The final day of the Tour dawned, and as much as I hated the climbs of the previous days, Stage Four was the stage I really feared. A lumpy 36km time trial. Just over an hour of riding. Yet I knew that a world of pain and suffering awaited me. I'd rather ride for 8 hours in the middle of a Cape winter than have to endure the torture that lay ahead. Our plan for was simple - don't go out too fast, and hopefully have a good run to the finish. We had also lost a bit of time to Red John and the Pocket Rocket on the previous day's climbs, and we were secretly hoping that the flatter route would let us take back some of that time.

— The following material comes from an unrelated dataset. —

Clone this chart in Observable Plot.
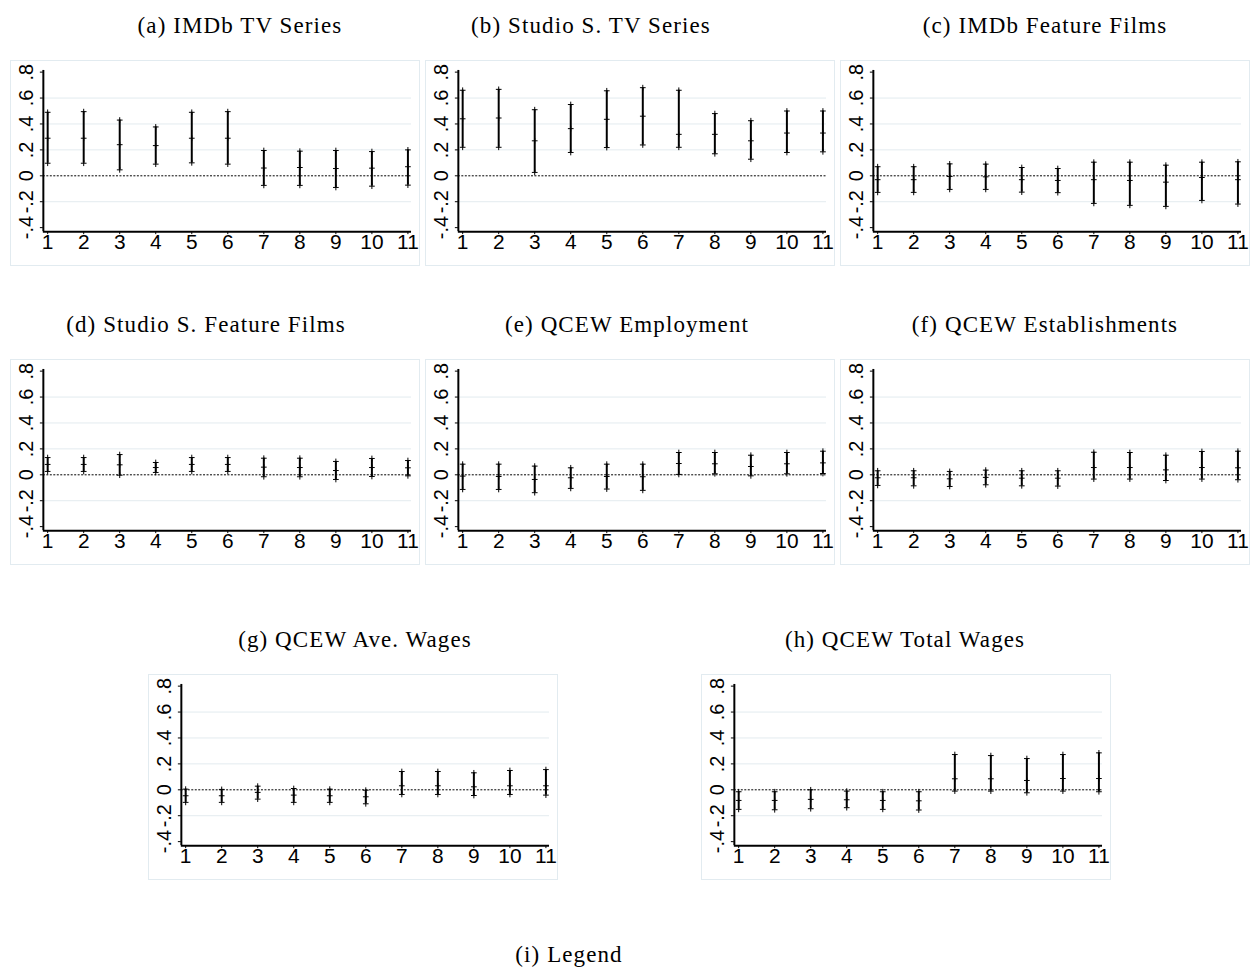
<!DOCTYPE html>
<html lang="en">
  <head>
    <meta charset="UTF-8" />
    <title>Event study panels</title>
    <style>
      body { margin: 0; background: #fff; }
      #page { position: relative; width: 1251px; height: 970px; }
      .panel { position: absolute; width: 408px; height: 204px; border: 1px solid #e2ebf0; }
      .panel svg { display: block; }
      #titles { position: absolute; left: 0; top: 0; pointer-events: none; }
    </style>
  </head>
  <body>
    <div id="page"></div>

    <script src="https://cdn.jsdelivr.net/npm/d3@7"></script>
    <script src="https://cdn.jsdelivr.net/npm/@observablehq/plot@0.6"></script>

    <script>
      // x categories and y ticks
      const periods = [1, 2, 3, 4, 5, 6, 7, 8, 9, 10, 11];
      const yTicks = [-0.4, -0.2, 0, 0.2, 0.4, 0.6, 0.8];
      const yTickLabels = ["-.4", "-.2", "0", ".2", ".4", ".6", ".8"];
      const gridValues = [-0.2, 0.2, 0.4, 0.6];

      // (a) IMDb TV Series
      const imdbTvEst = [0.29, 0.29, 0.24, 0.233, 0.29, 0.29, 0.06, 0.064, 0.056, 0.059, 0.07];
      const imdbTvLo = [0.097, 0.097, 0.046, 0.09, 0.10, 0.09, -0.074, -0.074, -0.09, -0.08, -0.072];
      const imdbTvHi = [0.49, 0.495, 0.43, 0.377, 0.49, 0.495, 0.195, 0.19, 0.195, 0.187, 0.20];

      // (b) Studio S. TV Series
      const studioTvEst = [0.44, 0.446, 0.27, 0.364, 0.436, 0.46, 0.32, 0.32, 0.27, 0.33, 0.33];
      const studioTvLo = [0.22, 0.22, 0.026, 0.18, 0.218, 0.238, 0.22, 0.17, 0.128, 0.18, 0.185];
      const studioTvHi = [0.66, 0.667, 0.51, 0.55, 0.656, 0.68, 0.66, 0.48, 0.425, 0.50, 0.50];

      // (c) IMDb Feature Films
      const imdbFilmEst = [-0.03, -0.03, -0.005, -0.008, -0.03, -0.036, -0.03, -0.036, -0.049, -0.013, -0.03];
      const imdbFilmLo = [-0.128, -0.128, -0.105, -0.105, -0.126, -0.13, -0.213, -0.228, -0.236, -0.19, -0.218];
      const imdbFilmHi = [0.07, 0.07, 0.092, 0.09, 0.064, 0.056, 0.105, 0.105, 0.082, 0.105, 0.108];

      // (d) Studio S. Feature Films
      const studioFilmEst = [0.08, 0.08, 0.077, 0.056, 0.08, 0.08, 0.059, 0.056, 0.033, 0.056, 0.054];
      const studioFilmLo = [0.026, 0.026, -0.003, 0.018, 0.026, 0.026, -0.015, -0.015, -0.036, -0.013, -0.008];
      const studioFilmHi = [0.133, 0.133, 0.156, 0.095, 0.133, 0.133, 0.128, 0.128, 0.103, 0.126, 0.11];

      // (e) QCEW Employment
      const employEst = [-0.01, -0.013, -0.036, -0.023, -0.013, -0.015, 0.087, 0.085, 0.064, 0.085, 0.092];
      const employLo = [-0.113, -0.113, -0.138, -0.105, -0.11, -0.12, 0.003, 0.008, -0.008, 0.008, 0.01];
      const employHi = [0.082, 0.082, 0.067, 0.054, 0.082, 0.082, 0.172, 0.172, 0.151, 0.172, 0.182];

      // (f) QCEW Establishments
      const estabEst = [-0.023, -0.023, -0.031, -0.02, -0.026, -0.026, 0.056, 0.056, 0.038, 0.056, 0.054];
      const estabLo = [-0.082, -0.085, -0.09, -0.077, -0.085, -0.087, -0.033, -0.033, -0.044, -0.033, -0.038];
      const estabHi = [0.031, 0.031, 0.026, 0.036, 0.031, 0.031, 0.174, 0.172, 0.151, 0.18, 0.182];

      // (g) QCEW Ave. Wages
      const aveWageEst = [-0.046, -0.046, -0.02, -0.041, -0.046, -0.054, 0.031, 0.031, 0.023, 0.031, 0.031];
      const aveWageLo = [-0.097, -0.097, -0.072, -0.097, -0.097, -0.108, -0.036, -0.036, -0.044, -0.036, -0.041];
      const aveWageHi = [0.005, 0.003, 0.028, 0.01, 0.005, -0.003, 0.141, 0.141, 0.131, 0.149, 0.156];

      // (h) QCEW Total Wages
      const totWageEst = [-0.082, -0.082, -0.074, -0.077, -0.082, -0.085, 0.085, 0.085, 0.072, 0.087, 0.087];
      const totWageLo = [-0.151, -0.154, -0.146, -0.138, -0.151, -0.156, -0.01, -0.01, -0.023, -0.01, -0.015];
      const totWageHi = [-0.015, -0.015, 0.0, -0.01, -0.015, -0.015, 0.272, 0.264, 0.241, 0.272, 0.285];

      const titles = [
        "(a) IMDb TV Series", "(b) Studio S. TV Series", "(c) IMDb Feature Films",
        "(d) Studio S. Feature Films", "(e) QCEW Employment", "(f) QCEW Establishments",
        "(g) QCEW Ave. Wages", "(h) QCEW Total Wages"
      ];

      const series = [
        [imdbTvEst, imdbTvLo, imdbTvHi],
        [studioTvEst, studioTvLo, studioTvHi],
        [imdbFilmEst, imdbFilmLo, imdbFilmHi],
        [studioFilmEst, studioFilmLo, studioFilmHi],
        [employEst, employLo, employHi],
        [estabEst, estabLo, estabHi],
        [aveWageEst, aveWageLo, aveWageHi],
        [totWageEst, totWageLo, totWageHi]
      ];

      // panel boxes (left, top) and title centre x
      const boxes = [
        [10, 60, 240], [425, 60, 591], [840, 60, 1045],
        [10, 359, 206], [425, 359, 627], [840, 359, 1045],
        [148, 674, 355], [701, 674, 905]
      ];

      const xMin = 0.88, xMax = 11.1;
      const yMin = -0.431, yMax = 0.813;

      function panel(est, lo, hi) {
        const rows = periods.map((t, i) => ({t, est: est[i], lo: lo[i], hi: hi[i]}));
        return Plot.plot({
          width: 410,
          height: 206,
          marginLeft: 33,
          marginTop: 10,
          marginBottom: 34,
          marginRight: 7,
          style: {fontFamily: "'Liberation Sans', Arial, sans-serif", background: "transparent", overflow: "visible"},
          x: {domain: [xMin, xMax], axis: null, label: null},
          y: {domain: [yMin, yMax], axis: null, label: null},
          marks: [
            Plot.ruleY(gridValues, {stroke: "#e3ebef", strokeWidth: 1}),
            Plot.ruleY([0], {stroke: "#000", strokeWidth: 1, strokeDasharray: "2,1.5"}),
            Plot.ruleX(rows, {x: "t", y1: "lo", y2: "hi", strokeWidth: 2}),
            Plot.dot(rows, {x: "t", y: "lo", symbol: "plus", r: 2, stroke: "#000", strokeWidth: 1}),
            Plot.dot(rows, {x: "t", y: "hi", symbol: "plus", r: 2, stroke: "#000", strokeWidth: 1}),
            Plot.dot(rows, {x: "t", y: "est", symbol: "plus", r: 2, stroke: "#000", strokeWidth: 1}),
            Plot.ruleX([xMin], {strokeWidth: 2}),
            Plot.ruleY([yMin], {strokeWidth: 2}),
            Plot.axisX({ticks: periods, label: null, tickSize: 3, tickPadding: 0, fontSize: 21, tickFormat: d => String(d)}),
            Plot.axisY({
              ticks: yTicks, label: null, tickSize: 3, tickRotate: -90, tickPadding: 7, fontSize: 20,
              tickFormat: d => yTickLabels[yTicks.findIndex(v => Math.abs(v - d) < 1e-9)]
            })
          ]
        });
      }

      const page = document.querySelector("#page");

      series.forEach(([est, lo, hi], i) => {
        const div = document.createElement("div");
        div.className = "panel";
        div.style.left = boxes[i][0] + "px";
        div.style.top = boxes[i][1] + "px";
        const chart = panel(est, lo, hi);
        chart.style.margin = "-1px 0 0 -1px";
        div.append(chart);
        page.append(div);
      });

      // captions above each panel, plus the legend caption
      const svg = d3.create("svg").attr("id", "titles").attr("width", 1251).attr("height", 970);
      const caps = titles.map((t, i) => ({text: t, x: boxes[i][2], y: boxes[i][1] - 27}));
      caps.push({text: "(i) Legend", x: 569, y: 962});
      svg.selectAll("text")
        .data(caps)
        .join("text")
        .attr("x", d => d.x)
        .attr("y", d => d.y)
        .attr("text-anchor", "middle")
        .attr("font-family", "'Liberation Serif', 'Times New Roman', serif")
        .attr("font-size", 23)
        .attr("letter-spacing", 1.1)
        .text(d => d.text);
      page.append(svg.node());
    </script>
  </body>
</html>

A snotty and sweaty Garmin
Starting 19th last, in near perfect conditions, we rolled down the start ramp. From there on it was pedal to the metal as we took turns setting the pace. Unsurprisingly, I still didn't have climbing legs, and despite my best efforts we lost a bit of time on the early climbs. By the time we hit the halfway mark I was starting to warm up, and for the first time in days was able to contribute to the team effort. After what felt like an eternity, with snot and sweat flying, lungs gasping and legs aching we crossed the line for the final time. While we hadn't lived up to expectations, we'd had a fantastic time racing bikes in some truly magnificent parts of South Africa, and an added bonus being we'd pipped Red John and the Pocket Rocket by 6 seconds, for 18th place overall and 9th in category.



Another finisher's medal for the collection
And just because he hadn't had enough fun riding bikes, we packed our bikes in the car and headed off to Sabie to ride Long Tom Pass - just because we could.